%%
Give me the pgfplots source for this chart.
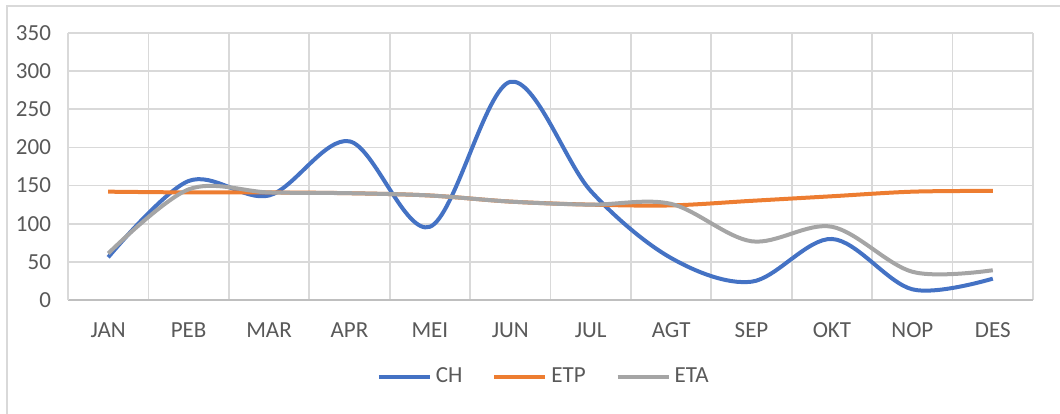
\documentclass[border=0pt]{standalone}
\usepackage{pgfplots}
\pgfplotsset{compat=1.18}
\usepackage{fontspec}
\setmainfont{Carlito}
\definecolor{chBlue}{HTML}{4472C4}
\definecolor{etpOrange}{HTML}{ED7D31}
\definecolor{etaGray}{HTML}{A5A5A5}
\definecolor{gridGray}{HTML}{D9D9D9}
\definecolor{txtGray}{HTML}{595959}

\pgfplotstableread{
x CH  ETP ETA
0 56  142 61
1 156 141 145
2 137 141 141
3 208 140 140
4 96  137 137
5 286 129 129
6 143 125 125
7 55  124 126
8 24  130 77
9 80  136 96
10 14 142 37
11 28 143 39
}\datatable

\begin{document}
\begin{tikzpicture}
	\useasboundingbox (-34pt,-56.5pt) rectangle (496pt,150pt);
	\draw[gridGray, line width=0.8pt] (-30.5pt,-70pt) rectangle (510pt,147pt);
	\begin{axis}[
		at={(0,0)}, anchor=south west,
		scale only axis,
		width=482.5pt, height=133.5pt,
		xmin=-0.5, xmax=11.5,
		ymin=0, ymax=350,
		ytick={0,50,...,350},
		xtick={0,...,11},
		xticklabels={JAN,PEB,MAR,APR,MEI,JUN,JUL,AGT,SEP,OKT,NOP,DES},
		minor xtick={-0.5,0.5,...,11.5},
		xminorgrids=true, ymajorgrids=true,
		grid style={gridGray, line width=0.9pt},
		minor grid style={gridGray, line width=0.9pt},
		major tick length=0pt, minor tick length=0pt,
		axis line style={gridGray, line width=0.9pt},
		axis x line*=bottom, axis y line*=left,
		separate axis lines,
		x axis line style={color=black!25},
		tick label style={font=\fontsize{11.5}{13}\selectfont, text=txtGray},
		yticklabel style={xshift=-5pt},
		xticklabel style={yshift=-8pt},
		/pgf/number format/assume math mode=true,
		legend style={at={(0.494,-0.288)}, anchor=center, draw=none,
			font=\fontsize{11.5}{13}\selectfont, text=txtGray,
			legend columns=3,
			/tikz/every even column/.append style={column sep=13pt}},
		legend image code/.code={\draw[#1, line width=2pt] (0pt,0pt) -- (25.5pt,0pt);},
		every axis plot/.append style={line width=2pt, smooth, tension=0.55},
		]
		\addplot[chBlue] table[x=x, y=CH] {\datatable};
		\addplot[etpOrange] table[x=x, y=ETP] {\datatable};
		\addplot[etaGray] table[x=x, y=ETA] {\datatable};
		\legend{CH, ETP, ETA}
	\end{axis}
\end{tikzpicture}
\end{document}
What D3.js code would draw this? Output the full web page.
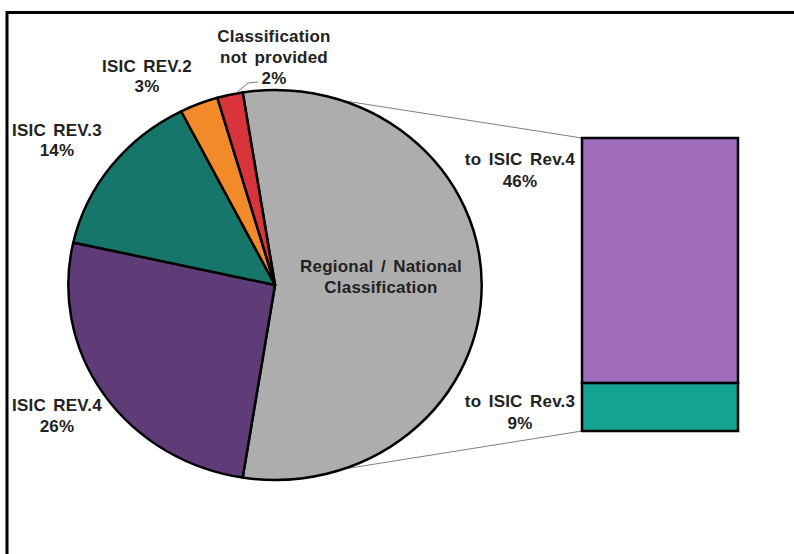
%%
■ Brief
Reproduce the data above in full, exactly as it is, with the pictures left out.

■ Complete answer
Give me the pgfplots source for this chart.
\documentclass[border=0pt]{standalone}
\usepackage{pgfplots}
\pgfplotsset{compat=1.18}
\usepackage{fontspec}
\setmainfont{Carlito}
\definecolor{chBlue}{HTML}{4472C4}
\definecolor{etpOrange}{HTML}{ED7D31}
\definecolor{etaGray}{HTML}{A5A5A5}
\definecolor{gridGray}{HTML}{D9D9D9}
\definecolor{txtGray}{HTML}{595959}

\pgfplotstableread{
x CH  ETP ETA
0 56  142 61
1 156 141 145
2 137 141 141
3 208 140 140
4 96  137 137
5 286 129 129
6 143 125 125
7 55  124 126
8 24  130 77
9 80  136 96
10 14 142 37
11 28 143 39
}\datatable

\begin{document}
\begin{tikzpicture}
	\useasboundingbox (-34pt,-56.5pt) rectangle (496pt,150pt);
	\draw[gridGray, line width=0.8pt] (-30.5pt,-70pt) rectangle (510pt,147pt);
	\begin{axis}[
		at={(0,0)}, anchor=south west,
		scale only axis,
		width=482.5pt, height=133.5pt,
		xmin=-0.5, xmax=11.5,
		ymin=0, ymax=350,
		ytick={0,50,...,350},
		xtick={0,...,11},
		xticklabels={JAN,PEB,MAR,APR,MEI,JUN,JUL,AGT,SEP,OKT,NOP,DES},
		minor xtick={-0.5,0.5,...,11.5},
		xminorgrids=true, ymajorgrids=true,
		grid style={gridGray, line width=0.9pt},
		minor grid style={gridGray, line width=0.9pt},
		major tick length=0pt, minor tick length=0pt,
		axis line style={gridGray, line width=0.9pt},
		axis x line*=bottom, axis y line*=left,
		separate axis lines,
		x axis line style={color=black!25},
		tick label style={font=\fontsize{11.5}{13}\selectfont, text=txtGray},
		yticklabel style={xshift=-5pt},
		xticklabel style={yshift=-8pt},
		/pgf/number format/assume math mode=true,
		legend style={at={(0.494,-0.288)}, anchor=center, draw=none,
			font=\fontsize{11.5}{13}\selectfont, text=txtGray,
			legend columns=3,
			/tikz/every even column/.append style={column sep=13pt}},
		legend image code/.code={\draw[#1, line width=2pt] (0pt,0pt) -- (25.5pt,0pt);},
		every axis plot/.append style={line width=2pt, smooth, tension=0.55},
		]
		\addplot[chBlue] table[x=x, y=CH] {\datatable};
		\addplot[etpOrange] table[x=x, y=ETP] {\datatable};
		\addplot[etaGray] table[x=x, y=ETA] {\datatable};
		\legend{CH, ETP, ETA}
	\end{axis}
\end{tikzpicture}
\end{document}
What D3.js code would draw this? Output the full web page.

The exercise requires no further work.